Information provided:
%%

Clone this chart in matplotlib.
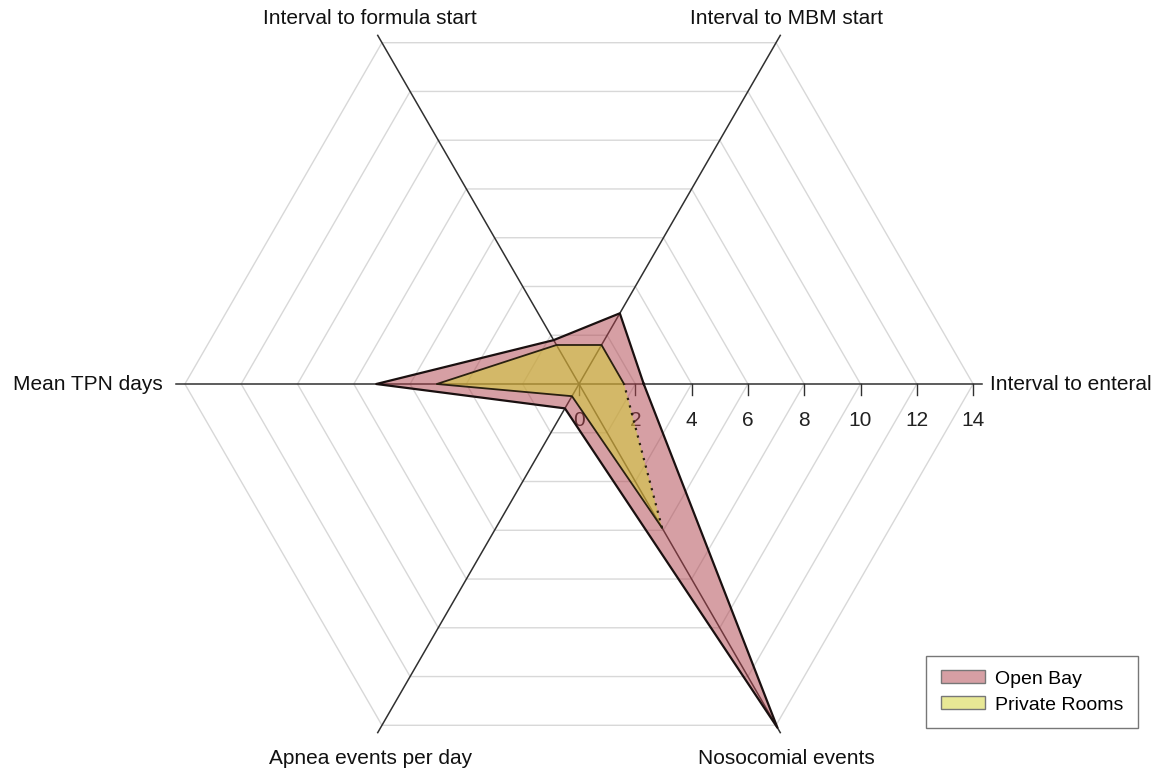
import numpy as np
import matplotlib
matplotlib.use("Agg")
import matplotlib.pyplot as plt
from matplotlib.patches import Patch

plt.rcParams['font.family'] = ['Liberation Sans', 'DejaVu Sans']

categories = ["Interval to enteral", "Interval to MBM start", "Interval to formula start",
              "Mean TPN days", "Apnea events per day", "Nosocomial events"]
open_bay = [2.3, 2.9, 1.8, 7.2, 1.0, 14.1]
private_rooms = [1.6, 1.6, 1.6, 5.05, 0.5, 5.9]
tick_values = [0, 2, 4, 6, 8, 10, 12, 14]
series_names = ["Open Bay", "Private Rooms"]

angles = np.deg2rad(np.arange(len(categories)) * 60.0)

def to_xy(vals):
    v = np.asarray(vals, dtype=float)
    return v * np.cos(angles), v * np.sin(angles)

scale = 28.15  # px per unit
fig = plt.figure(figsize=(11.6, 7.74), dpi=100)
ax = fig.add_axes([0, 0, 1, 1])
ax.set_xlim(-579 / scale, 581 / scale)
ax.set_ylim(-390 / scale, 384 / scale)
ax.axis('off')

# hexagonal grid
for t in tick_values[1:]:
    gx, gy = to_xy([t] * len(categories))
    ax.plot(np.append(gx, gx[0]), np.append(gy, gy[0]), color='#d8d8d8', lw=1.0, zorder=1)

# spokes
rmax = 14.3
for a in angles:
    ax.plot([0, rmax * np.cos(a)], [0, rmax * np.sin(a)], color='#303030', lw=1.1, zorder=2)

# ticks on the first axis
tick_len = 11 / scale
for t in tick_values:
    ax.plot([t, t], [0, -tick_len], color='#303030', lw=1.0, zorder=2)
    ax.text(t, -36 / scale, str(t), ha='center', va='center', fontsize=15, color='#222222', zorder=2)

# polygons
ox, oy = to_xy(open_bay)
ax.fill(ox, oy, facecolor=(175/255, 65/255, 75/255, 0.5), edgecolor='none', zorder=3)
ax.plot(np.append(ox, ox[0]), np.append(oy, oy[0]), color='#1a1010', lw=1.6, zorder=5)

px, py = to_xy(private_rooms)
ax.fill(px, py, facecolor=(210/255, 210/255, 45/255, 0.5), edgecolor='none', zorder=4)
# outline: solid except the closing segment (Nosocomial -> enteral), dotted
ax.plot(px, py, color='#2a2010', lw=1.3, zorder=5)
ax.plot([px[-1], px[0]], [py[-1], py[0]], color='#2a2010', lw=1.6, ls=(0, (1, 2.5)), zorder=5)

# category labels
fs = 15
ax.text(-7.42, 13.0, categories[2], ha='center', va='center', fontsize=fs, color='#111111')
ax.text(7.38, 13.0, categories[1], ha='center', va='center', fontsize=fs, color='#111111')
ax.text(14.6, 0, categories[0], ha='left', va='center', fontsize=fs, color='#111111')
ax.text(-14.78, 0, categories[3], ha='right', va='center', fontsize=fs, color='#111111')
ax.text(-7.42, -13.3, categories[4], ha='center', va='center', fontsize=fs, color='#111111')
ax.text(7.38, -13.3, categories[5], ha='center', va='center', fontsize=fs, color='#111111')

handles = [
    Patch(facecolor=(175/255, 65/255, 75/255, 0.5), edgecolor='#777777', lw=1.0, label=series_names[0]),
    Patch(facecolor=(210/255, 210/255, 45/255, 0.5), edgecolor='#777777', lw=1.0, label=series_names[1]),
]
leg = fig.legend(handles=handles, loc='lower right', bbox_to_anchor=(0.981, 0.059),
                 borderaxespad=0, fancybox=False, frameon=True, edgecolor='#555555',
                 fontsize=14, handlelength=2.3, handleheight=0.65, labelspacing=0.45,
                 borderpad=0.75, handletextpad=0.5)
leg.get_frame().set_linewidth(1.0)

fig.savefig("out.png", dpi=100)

%%

Short problem:
Could the lines from the top of the material through the line with "color='#1a1010', lw=1.6, zorder=5)" be repeated exactly, pictures left out?

Solved problem:
Clone this chart in matplotlib.
import numpy as np
import matplotlib
matplotlib.use("Agg")
import matplotlib.pyplot as plt
from matplotlib.patches import Patch

plt.rcParams['font.family'] = ['Liberation Sans', 'DejaVu Sans']

categories = ["Interval to enteral", "Interval to MBM start", "Interval to formula start",
              "Mean TPN days", "Apnea events per day", "Nosocomial events"]
open_bay = [2.3, 2.9, 1.8, 7.2, 1.0, 14.1]
private_rooms = [1.6, 1.6, 1.6, 5.05, 0.5, 5.9]
tick_values = [0, 2, 4, 6, 8, 10, 12, 14]
series_names = ["Open Bay", "Private Rooms"]

angles = np.deg2rad(np.arange(len(categories)) * 60.0)

def to_xy(vals):
    v = np.asarray(vals, dtype=float)
    return v * np.cos(angles), v * np.sin(angles)

scale = 28.15  # px per unit
fig = plt.figure(figsize=(11.6, 7.74), dpi=100)
ax = fig.add_axes([0, 0, 1, 1])
ax.set_xlim(-579 / scale, 581 / scale)
ax.set_ylim(-390 / scale, 384 / scale)
ax.axis('off')

# hexagonal grid
for t in tick_values[1:]:
    gx, gy = to_xy([t] * len(categories))
    ax.plot(np.append(gx, gx[0]), np.append(gy, gy[0]), color='#d8d8d8', lw=1.0, zorder=1)

# spokes
rmax = 14.3
for a in angles:
    ax.plot([0, rmax * np.cos(a)], [0, rmax * np.sin(a)], color='#303030', lw=1.1, zorder=2)

# ticks on the first axis
tick_len = 11 / scale
for t in tick_values:
    ax.plot([t, t], [0, -tick_len], color='#303030', lw=1.0, zorder=2)
    ax.text(t, -36 / scale, str(t), ha='center', va='center', fontsize=15, color='#222222', zorder=2)

# polygons
ox, oy = to_xy(open_bay)
ax.fill(ox, oy, facecolor=(175/255, 65/255, 75/255, 0.5), edgecolor='none', zorder=3)
ax.plot(np.append(ox, ox[0]), np.append(oy, oy[0]), color='#1a1010', lw=1.6, zorder=5)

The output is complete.